To the editor:
“I call it a mini-soufflé because it reminds me of a big one,” I responded to a friend at supper with no details added about my secret.
The idea had come to me as I sought an alternative to poached eggs. Omelets and frittatas are fine, but fried foods do not fit on a list for healthful eating. In checking my first, and still favorite, cookbook, I found more information than I could ever digest about eggs, plus 17 recipes. Most were time-consuming and/or required baking; I wanted simple and no-oven.
The Wise Encyclopedia of Cooking Illustrated was copyrighted in 1948 and published in 1949. In 1950, I mailed $6.50 to the Wise Co. in New York City, a splurge when I was working part-time at J.J. Newberry Co. while a freshman at Ricker College. Married in June, we lived upstairs in the Court Street house that years later became Dr. Dwyer’s dental office. The stove was a two-burner hotplate; an improvised sink was temperamental; and the refrigerator was through a door and down a flight of stairs to the owners’ kitchen. Many meal ingredients were canned. A small top-of-stove baker would cook a small cake — except for the center, which always remained too soft.
Now, in the cookbook the soufflé general directions and one recipe are not with other egg recipes on pages 434-439 (preceded by six pages of general information), but on page 1099. I picture a French chef insisting that the elegant soufflé’ be separated from all the more humdrum egg dishes.

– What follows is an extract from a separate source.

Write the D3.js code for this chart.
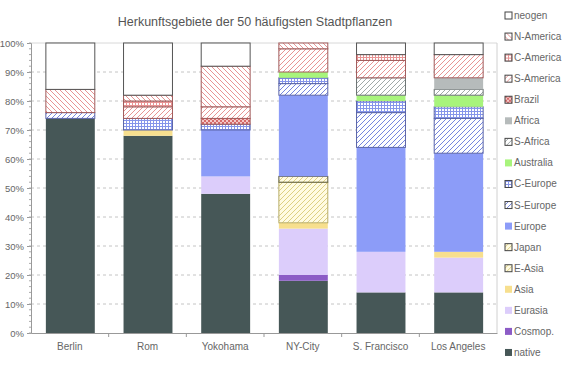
<html>
<head>
<script src="https://cdn.jsdelivr.net/npm/d3@7"></script>
<style>
    body { margin: 0; background: white; font-family: "Liberation Sans", Arial, sans-serif; }
    svg { display: block; }
</style>
</head>
<body>
<svg id="chart"></svg>
<script>
    // data
    let cities = ["Berlin", "Rom", "Yokohama", "NY-City", "S. Francisco", "Los Angeles"];
    let regions = ["native", "Cosmop.", "Eurasia", "Asia", "E-Asia", "Japan", "Europe", "S-Europe",
        "C-Europe", "Australia", "S-Africa", "Africa", "Brazil", "S-America", "C-America", "N-America", "neogen"];

    let native    = [74, 68, 48, 18, 14, 14];
    let cosmop    = [0, 0, 0, 2, 0, 0];
    let eurasia   = [0, 0, 6, 16, 14, 12];
    let asia      = [0, 2, 0, 2, 0, 2];
    let eAsia     = [0, 0, 0, 14, 0, 0];
    let japan     = [0, 0, 0, 2, 0, 0];
    let europe    = [0, 0, 16, 28, 36, 34];
    let sEurope   = [2, 0, 0, 4, 12, 12];
    let cEurope   = [0, 4, 2, 2, 4, 4];
    let australia = [0, 0, 0, 2, 2, 4];
    let sAfrica   = [0, 0, 0, 0, 6, 2];
    let africa    = [0, 0, 0, 0, 0, 4];
    let brazil    = [0, 0, 2, 0, 0, 0];
    let sAmerica  = [0, 4, 4, 8, 6, 8];
    let cAmerica  = [0, 2, 0, 0, 2, 0];
    let nAmerica  = [8, 2, 14, 2, 0, 0];
    let neogen    = [16, 18, 8, 0, 4, 4];

    let yTicks = [0, 10, 20, 30, 40, 50, 60, 70, 80, 90, 100];

    let seriesValues = [native, cosmop, eurasia, asia, eAsia, japan, europe, sEurope,
        cEurope, australia, sAfrica, africa, brazil, sAmerica, cAmerica, nAmerica, neogen];

    // table for d3.stack
    let table = cities.map((c, i) => {
        let row = { city: c };
        regions.forEach((r, j) => row[r] = seriesValues[j][i]);
        return row;
    });

    // styles per region: fill + stroke
    let styles = {
        "native":    { fill: "#465757", stroke: "none" },
        "Cosmop.":   { fill: "#8c5cc6", stroke: "none" },
        "Eurasia":   { fill: "#dccdfb", stroke: "none" },
        "Asia":      { fill: "#f7df8e", stroke: "none" },
        "E-Asia":    { fill: "url(#hatchYellow)", stroke: "#b8ad6a" },
        "Japan":     { fill: "url(#hatchYellow)", stroke: "#5c5a3c" },
        "Europe":    { fill: "#8c9cf8", stroke: "none" },
        "S-Europe":  { fill: "url(#hatchBlue)", stroke: "#5a64a8" },
        "C-Europe":  { fill: "url(#gridBlue)", stroke: "#5a64a8" },
        "Australia": { fill: "#a8f47c", stroke: "none" },
        "S-Africa":  { fill: "url(#hatchGray)", stroke: "#6a7272" },
        "Africa":    { fill: "#b6bbbb", stroke: "none" },
        "Brazil":    { fill: "url(#checkRed)", stroke: "#a05a5a" },
        "S-America": { fill: "url(#hatchRed)", stroke: "#a05a5a" },
        "C-America": { fill: "url(#gridRed)", stroke: "#a05a5a" },
        "N-America": { fill: "url(#backRed)", stroke: "#a05a5a" },
        "neogen":    { fill: "#ffffff", stroke: "#555" }
    };

    let width = 567, height = 371;
    let margin = { top: 43, bottom: 38, left: 31, right: 70 };
    let svg = d3.select("#chart").attr("width", width).attr("height", height);

    // patterns
    let defs = svg.append("defs");
    function hatch(id, color, bg, dir) {
        let p = defs.append("pattern").attr("id", id)
            .attr("patternUnits", "userSpaceOnUse").attr("width", 5).attr("height", 5);
        p.append("rect").attr("width", 5).attr("height", 5).attr("fill", bg);
        let d = dir === "/" ? "M-1,1 L1,-1 M0,5 L5,0 M4,6 L6,4" : "M-1,4 L1,6 M0,0 L5,5 M4,-1 L6,1";
        p.append("path").attr("d", d).attr("stroke", color).attr("stroke-width", 1);
    }
    function grid(id, color, bg, size) {
        let p = defs.append("pattern").attr("id", id)
            .attr("patternUnits", "userSpaceOnUse").attr("width", size).attr("height", size);
        p.append("rect").attr("width", size).attr("height", size).attr("fill", bg);
        p.append("path").attr("d", `M0,0.5 H${size} M0.5,0 V${size}`)
            .attr("stroke", color).attr("stroke-width", 1);
    }
    hatch("hatchRed", "#e89494", "#fff", "/");
    hatch("backRed", "#e89494", "#fff", "\\");
    hatch("hatchBlue", "#7585de", "#fff", "/");
    hatch("hatchGray", "#a0a8a8", "#fff", "/");
    hatch("hatchYellow", "#ddd083", "#fffbe2", "/");
    grid("gridRed", "#e89494", "#fff", 3);
    grid("gridBlue", "#8595ea", "#fff", 3);
    let cp = defs.append("pattern").attr("id", "checkRed")
        .attr("patternUnits", "userSpaceOnUse").attr("width", 4).attr("height", 4);
    cp.append("rect").attr("width", 4).attr("height", 4).attr("fill", "#f4c8c8");
    cp.append("rect").attr("width", 2).attr("height", 2).attr("fill", "#d66a6a");
    cp.append("rect").attr("x", 2).attr("y", 2).attr("width", 2).attr("height", 2).attr("fill", "#d66a6a");

    // scales
    let xScale = d3.scaleBand()
        .domain(cities)
        .range([margin.left, width - margin.right])
        .paddingInner(0.37)
        .paddingOuter(0.185);
    let xOuter = d3.scaleBand().domain(cities).range([margin.left, width - margin.right]);
    let yScale = d3.scaleLinear().domain([0, 100]).range([height - margin.bottom, margin.top]);

    // title
    svg.append("text")
        .attr("x", 255).attr("y", 26)
        .attr("text-anchor", "middle")
        .attr("font-size", 12.5)
        .attr("fill", "#555")
        .text("Herkunftsgebiete der 50 häufigsten Stadtpflanzen");

    // gridlines
    svg.append("g").selectAll("line")
        .data(yTicks.filter(t => t > 0 && t < 100))
        .enter().append("line")
        .attr("x1", margin.left).attr("x2", width - margin.right)
        .attr("y1", d => yScale(d)).attr("y2", d => yScale(d))
        .attr("stroke", "#c4c4c4").attr("stroke-dasharray", "3,3");
    svg.append("line")
        .attr("x1", margin.left).attr("x2", width - margin.right)
        .attr("y1", yScale(100)).attr("y2", yScale(100))
        .attr("stroke", "#d8d8d8");
    svg.append("line")
        .attr("x1", width - margin.right).attr("x2", width - margin.right)
        .attr("y1", yScale(100)).attr("y2", yScale(0))
        .attr("stroke", "#d0d0d0");

    // bars
    let stacked = d3.stack().keys(regions)(table);
    svg.append("g").selectAll("g")
        .data(stacked)
        .enter().append("g")
        .attr("fill", d => styles[d.key].fill)
        .attr("stroke", d => styles[d.key].stroke)
        .selectAll("rect")
        .data(d => d.filter(s => s[1] - s[0] > 0))
        .enter().append("rect")
        .attr("x", d => xScale(d.data.city) + 0.5)
        .attr("width", xScale.bandwidth())
        .attr("y", d => yScale(d[1]))
        .attr("height", d => yScale(d[0]) - yScale(d[1]));

    // axes
    let axisY = d3.axisLeft(yScale)
        .tickValues(yTicks)
        .tickSize(4)
        .tickPadding(3)
        .tickFormat(d => d + "%");
    let gy = svg.append("g")
        .attr("transform", `translate(${margin.left},0)`)
        .call(axisY);
    gy.selectAll(".tick line").attr("stroke", "#999");
    let minor = d3.range(0, 101, 2);
    gy.selectAll(".minor").data(minor).enter().append("line")
        .attr("x1", -2).attr("x2", 0)
        .attr("y1", d => yScale(d)).attr("y2", d => yScale(d))
        .attr("stroke", "#aaa");

    let axisX = d3.axisBottom(xScale).tickSize(0).tickPadding(10);
    let gx = svg.append("g")
        .attr("transform", `translate(0,${height - margin.bottom})`)
        .call(axisX);
    gx.selectAll(".sep").data(cities.slice(1)).enter().append("line")
        .attr("x1", d => xOuter(d)).attr("x2", d => xOuter(d))
        .attr("y1", 0).attr("y2", 4)
        .attr("stroke", "#999");

    [gx, gy].forEach(g => {
        g.select(".domain").attr("stroke", "#999");
        g.selectAll("text")
            .attr("fill", "#666")
            .attr("font-size", 10)
            .attr("font-family", "Liberation Sans, Arial, sans-serif");
    });
    gy.selectAll("text").attr("font-size", 9.5);

    // legend
    let legendTop = 15.5, legendStep = 21.06;
    let legend = svg.append("g").selectAll("g")
        .data(regions.slice().reverse())
        .enter().append("g")
        .attr("transform", (d, i) => `translate(505,${legendTop + i * legendStep})`);
    legend.append("rect")
        .attr("x", 0).attr("y", -3.5).attr("width", 7).attr("height", 7)
        .attr("fill", d => styles[d].fill)
        .attr("stroke", d => styles[d].stroke === "none" ? "none" : "#444");
    legend.append("text")
        .attr("x", 9).attr("y", 0).attr("dy", "0.35em")
        .attr("font-size", 10)
        .attr("fill", "#666")
        .text(d => d);
</script>
</body>
</html>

Maybe he wrote this part: “There is a popular misperception that soufflés are difficult to make and that the chances of producing a perfect dish are less than even” followed by enough conditions and warnings to keep most cooks from ever trying. Once we grant the soufflé superiority over all other egg dishes, we realize that E for eggs comes before S for soufflé in an encyclopedia.
“Never” this and “never” that are repeated in the directions, then “And never plan on a soufflé for dessert unless you know that the family or guests will be at table promptly for while the guest may be kept waiting, the soufflé cannot.” My only experience ever with a soufflé was as the guest. My new mother-in-law, in Bangor, had told her son, “Don’t be late. I’m making a soufflé and you know …” In spite of my reminding him repeatedly, we were late, the soufflé had fallen, and his mother was annoyed and upset.
Back to the present, my idea was to fork-stir an egg briefly and pour it into a poacher cup; repeat three times for my four-egg poacher. It was fun watching them puff up, right to the glass lid. Cooking them through took 10 minutes instead of the five or six for soft poached eggs. Serve them on or with anything, toast not required. There, my secret is out. Sometimes I cook four more to achieve the three-egg-protein-per-meal for two of us and save the remaining two to substitute later for cold boiled eggs.
Back home in Maine my mother “dropped” eggs into simmering water to poach them and never failed. A friend gave me a poacher after seeing what happened when I dropped them and the water failed to “catch” them correctly. That poacher has given me the cute little tasty soufflés that never fail. Should a guest arrive late, no problem: my creations, cold or reheated, would keep their shape.